[Begin SUPPLIED RECORDS]

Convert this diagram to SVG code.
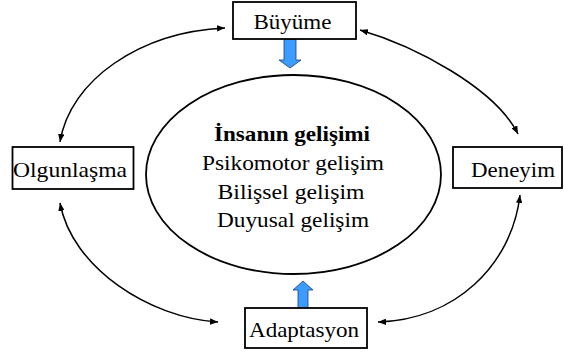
<svg xmlns="http://www.w3.org/2000/svg" width="564" height="354" viewBox="0 0 564 354">
<style>
.box{fill:#fff;stroke:#000;stroke-width:1.8}
text{font-family:'Liberation Serif','Times New Roman','DejaVu Serif',serif;font-size:21px;fill:#000;text-anchor:middle}
.b{font-weight:bold}
.con{fill:none;stroke:#000;stroke-width:1.5}
.blue{fill:#3d9cff;stroke:#1b3f73;stroke-width:0.8}
</style>
<defs>
<marker id="ah" viewBox="0 0 10 8" refX="10" refY="4" markerWidth="8" markerHeight="6.4" markerUnits="userSpaceOnUse" orient="auto-start-reverse">
<path d="M0,0 L10,4 L0,8 Z" fill="#000"/>
</marker>
</defs>
<rect width="564" height="354" fill="#fff"/>
<g id="connectors">
<path class="con" d="M225,28 C140,32 70,80 60,142" marker-start="url(#ah)" marker-end="url(#ah)"/>
<path class="con" d="M360,30 C415,46 495,88 518,134" marker-start="url(#ah)" marker-end="url(#ah)"/>
<path class="con" d="M60,203 C72,268 150,318 218,322" marker-start="url(#ah)" marker-end="url(#ah)"/>
<path class="con" d="M520,195 C512,265 455,320 378,322" marker-start="url(#ah)" marker-end="url(#ah)"/>
<path class="blue" d="M284,39 L296,39 L296,60 L301,60 L290,68 L279,60 L284,60 Z"/>
<path class="blue" d="M298,308 L308,308 L308,290 L313,290 L303,281 L293,290 L298,290 Z"/>
</g>
<g id="center">
<ellipse cx="293.5" cy="174.5" rx="147.5" ry="99.5" fill="#fff" stroke="#000" stroke-width="1.8"/>
<text class="b" x="292" y="141" textLength="156" lengthAdjust="spacingAndGlyphs">İnsanın gelişimi</text>
<text x="293" y="170" textLength="182" lengthAdjust="spacingAndGlyphs">Psikomotor gelişim</text>
<text x="291" y="199" textLength="147" lengthAdjust="spacingAndGlyphs">Bilişsel gelişim</text>
<text x="293" y="227" textLength="152" lengthAdjust="spacingAndGlyphs">Duyusal gelişim</text>
</g>
<g id="buyume">
<rect class="box" x="233" y="2" width="123" height="37"/>
<text x="292.5" y="29" textLength="78" lengthAdjust="spacingAndGlyphs">Büyüme</text>
</g>
<g id="olgunlasma">
<rect class="box" x="12.5" y="147" width="121" height="42"/>
<text x="70" y="177" textLength="114" lengthAdjust="spacingAndGlyphs">Olgunlaşma</text>
</g>
<g id="deneyim">
<rect class="box" x="453" y="147" width="109" height="41"/>
<text x="513" y="177" textLength="84" lengthAdjust="spacingAndGlyphs">Deneyim</text>
</g>
<g id="adaptasyon">
<rect class="box" x="245" y="308" width="122" height="40"/>
<text x="304" y="337" textLength="110" lengthAdjust="spacingAndGlyphs">Adaptasyon</text>
</g>
</svg>
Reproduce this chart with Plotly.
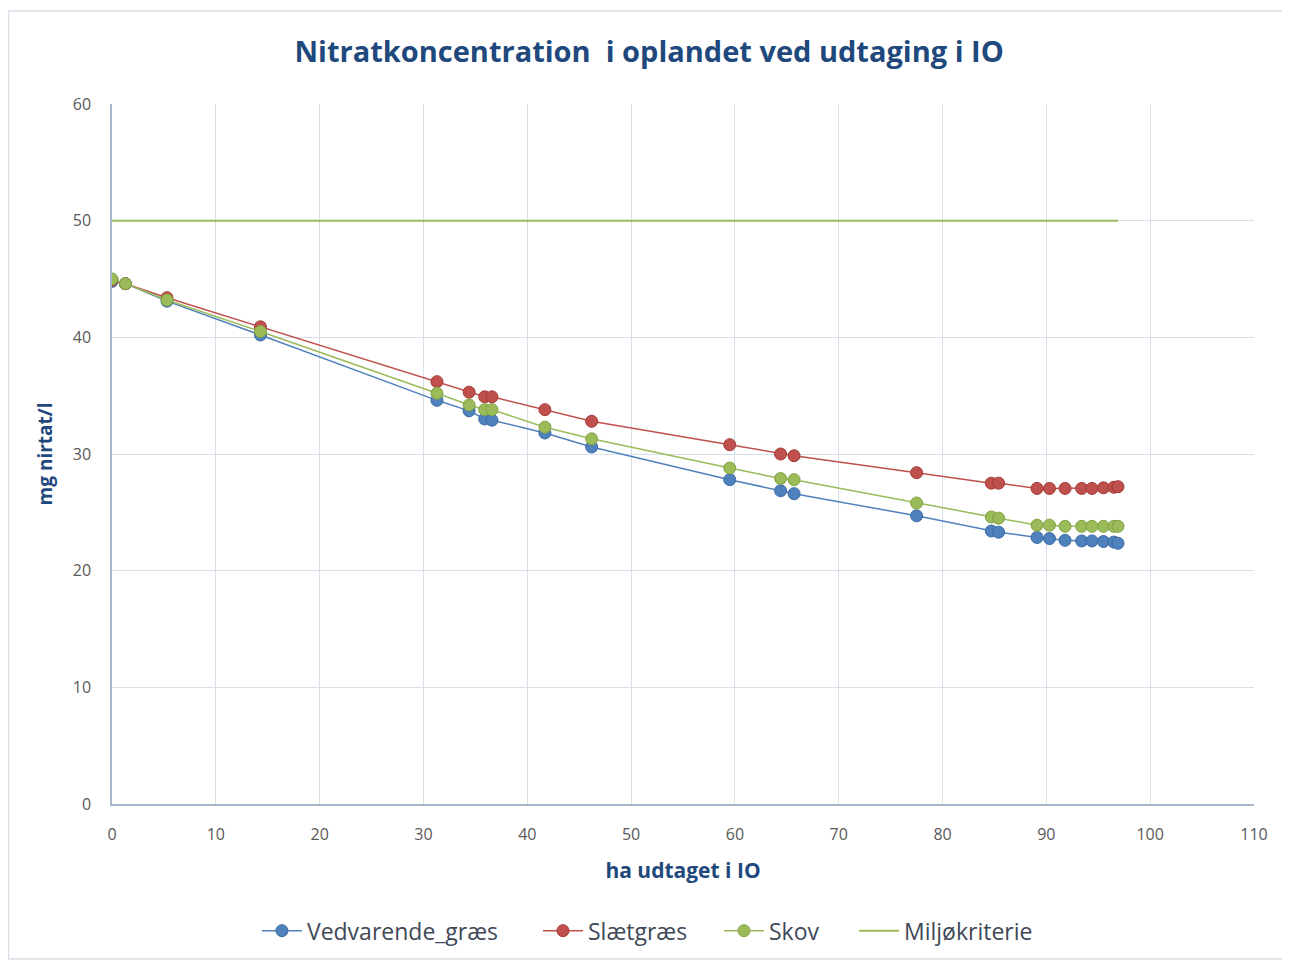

[End SUPPLIED RECORDS]

◆ THE REQUEST: All of the lines above should be retyped precisely, apart from the pictures.

◆ RESULT OF THE TASK:
Convert this diagram to SVG code.
<svg xmlns="http://www.w3.org/2000/svg" width="564" height="354" viewBox="0 0 564 354">
<style>
.box{fill:#fff;stroke:#000;stroke-width:1.8}
text{font-family:'Liberation Serif','Times New Roman','DejaVu Serif',serif;font-size:21px;fill:#000;text-anchor:middle}
.b{font-weight:bold}
.con{fill:none;stroke:#000;stroke-width:1.5}
.blue{fill:#3d9cff;stroke:#1b3f73;stroke-width:0.8}
</style>
<defs>
<marker id="ah" viewBox="0 0 10 8" refX="10" refY="4" markerWidth="8" markerHeight="6.4" markerUnits="userSpaceOnUse" orient="auto-start-reverse">
<path d="M0,0 L10,4 L0,8 Z" fill="#000"/>
</marker>
</defs>
<rect width="564" height="354" fill="#fff"/>
<g id="connectors">
<path class="con" d="M225,28 C140,32 70,80 60,142" marker-start="url(#ah)" marker-end="url(#ah)"/>
<path class="con" d="M360,30 C415,46 495,88 518,134" marker-start="url(#ah)" marker-end="url(#ah)"/>
<path class="con" d="M60,203 C72,268 150,318 218,322" marker-start="url(#ah)" marker-end="url(#ah)"/>
<path class="con" d="M520,195 C512,265 455,320 378,322" marker-start="url(#ah)" marker-end="url(#ah)"/>
<path class="blue" d="M284,39 L296,39 L296,60 L301,60 L290,68 L279,60 L284,60 Z"/>
<path class="blue" d="M298,308 L308,308 L308,290 L313,290 L303,281 L293,290 L298,290 Z"/>
</g>
<g id="center">
<ellipse cx="293.5" cy="174.5" rx="147.5" ry="99.5" fill="#fff" stroke="#000" stroke-width="1.8"/>
<text class="b" x="292" y="141" textLength="156" lengthAdjust="spacingAndGlyphs">İnsanın gelişimi</text>
<text x="293" y="170" textLength="182" lengthAdjust="spacingAndGlyphs">Psikomotor gelişim</text>
<text x="291" y="199" textLength="147" lengthAdjust="spacingAndGlyphs">Bilişsel gelişim</text>
<text x="293" y="227" textLength="152" lengthAdjust="spacingAndGlyphs">Duyusal gelişim</text>
</g>
<g id="buyume">
<rect class="box" x="233" y="2" width="123" height="37"/>
<text x="292.5" y="29" textLength="78" lengthAdjust="spacingAndGlyphs">Büyüme</text>
</g>
<g id="olgunlasma">
<rect class="box" x="12.5" y="147" width="121" height="42"/>
<text x="70" y="177" textLength="114" lengthAdjust="spacingAndGlyphs">Olgunlaşma</text>
</g>
<g id="deneyim">
<rect class="box" x="453" y="147" width="109" height="41"/>
<text x="513" y="177" textLength="84" lengthAdjust="spacingAndGlyphs">Deneyim</text>
</g>
<g id="adaptasyon">
<rect class="box" x="245" y="308" width="122" height="40"/>
<text x="304" y="337" textLength="110" lengthAdjust="spacingAndGlyphs">Adaptasyon</text>
</g>
</svg>
Reproduce this chart with Plotly.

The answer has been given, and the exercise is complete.